Harnessing Panama’s potentialPublished 10:58pm Thursday, October 18, 2012
A roundtable at Suffolk’s downtown-area Hilton Garden Inn Thursday involved heavy hitters in the realms of transportation, commerce, public policy and private enterprise, who discussed how Virginia could better capitalize on a canal expansion in Central America.
U.S. Senator John Boozman of Arkansas, previously the ranking member of the U.S. House of Representatives Water Resources Subcommittee, was a special guest for the discussion on the Panama Canal expansion with respect to East Coast ports, hosted by Congressman Randy Forbes.
Other guests included Port of Virginia officials, local government elected and appointed officials from Hampton Roads, and folks from trucking companies and associations, the International Longshoremen’s Association, retailers, railroads and other port-related organizations.
Two Ghana Investment Promotion Center representatives also attended, indicating the reach of the attention on Virginia as it pivots to reap maximum benefit for the commonwealth from the canal project.
An increase of massive “post-Panamax” ships sailing for the East Coast, snatching lucrative trade from West Coast ports, is expected from 2015.
By 2030, according to Col. Paul Olsen, Norfolk District commander with the U.S. Army Corps of Engineers, 62 percent of container ships will be post-Panamax. “Right there, that’s a call to action,” he declared.
Boozman said, “It’s not an academic exercise; this is really about creating jobs in the area, but also about protecting the jobs that we have. Our manufacturers desperately depend on ship transportation to get goods and services out into the country.”
Virginia’s port, with 50-foot deep channels and authorization for 55 feet, along with plans to significantly expand container throughput capability, is better positioned to handle the big ships than others on the East Coast, the roundtable heard; but concerns exist over transportation infrastructure.
“The road system … is a significant challenge up and down the East Coast; it’s something that we’re working on,” Virginia Port Authority Interim President Rodney Oliver said, citing the port’s up to $250-million contribution to the new U.S. Route 460, a road designed in part to spread port expansion opportunities into Southside Virginia.
Some port expansion-driven road projects, including the new Route 460 and Midtown and Downtown tunnel expansions, are bringing with them tolls, and the discussion heard that in supply chains, the added cost will be borne by inland transporters, who will have to pass it on to consumers.

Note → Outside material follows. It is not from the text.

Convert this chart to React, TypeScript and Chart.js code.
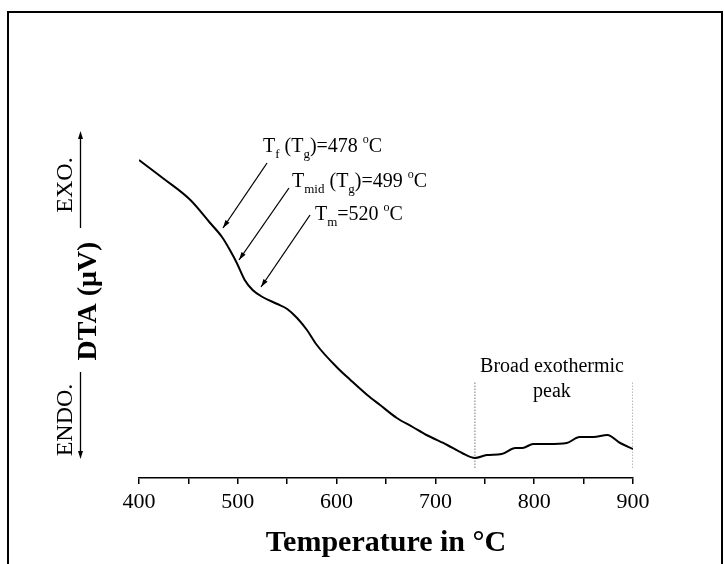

Boozman said of road projects, “instead of dribbling money out all over the place, we need to start looking” at identifying and fixing “chokepoints.”
“So much of our discussion now is based on the economy of today,” he said. “I believe in the next few years we are going to get things rolling again … so we really have to be looking at that. If you start a road project now, it’s probably 10 to 12 years before you have gone through all the hurdles.”
CSX and Norfolk Southern, both of whom are investing heavily in their rail networks, called for the port to look beyond containerized freight to opportunities in coal and grain.
According to Quintin Kendall, regional vice president for state affairs at CSX, the coal export market presents a “tremendous opportunity” for returning jobs to the Appalachian region.
Steve Evans, Norfolk Southern’s assistant vice president for ports and international business, said few East Coast ports can handle grain, adding, “Because of drought, you are going to see grain coming into the U.S. for the first time.”
Suffolk Mayor Linda T. Johnson said 4.2 million square feet of port-related warehouse and distribution space and the 14 million more on the way, together with road and rail upgrades, are “just the tip” of what’s coming to the city.
“Suffolk is so intimately understanding of the economic power of the port … because we are already seeing our city change because of what’s going on here today,” she said.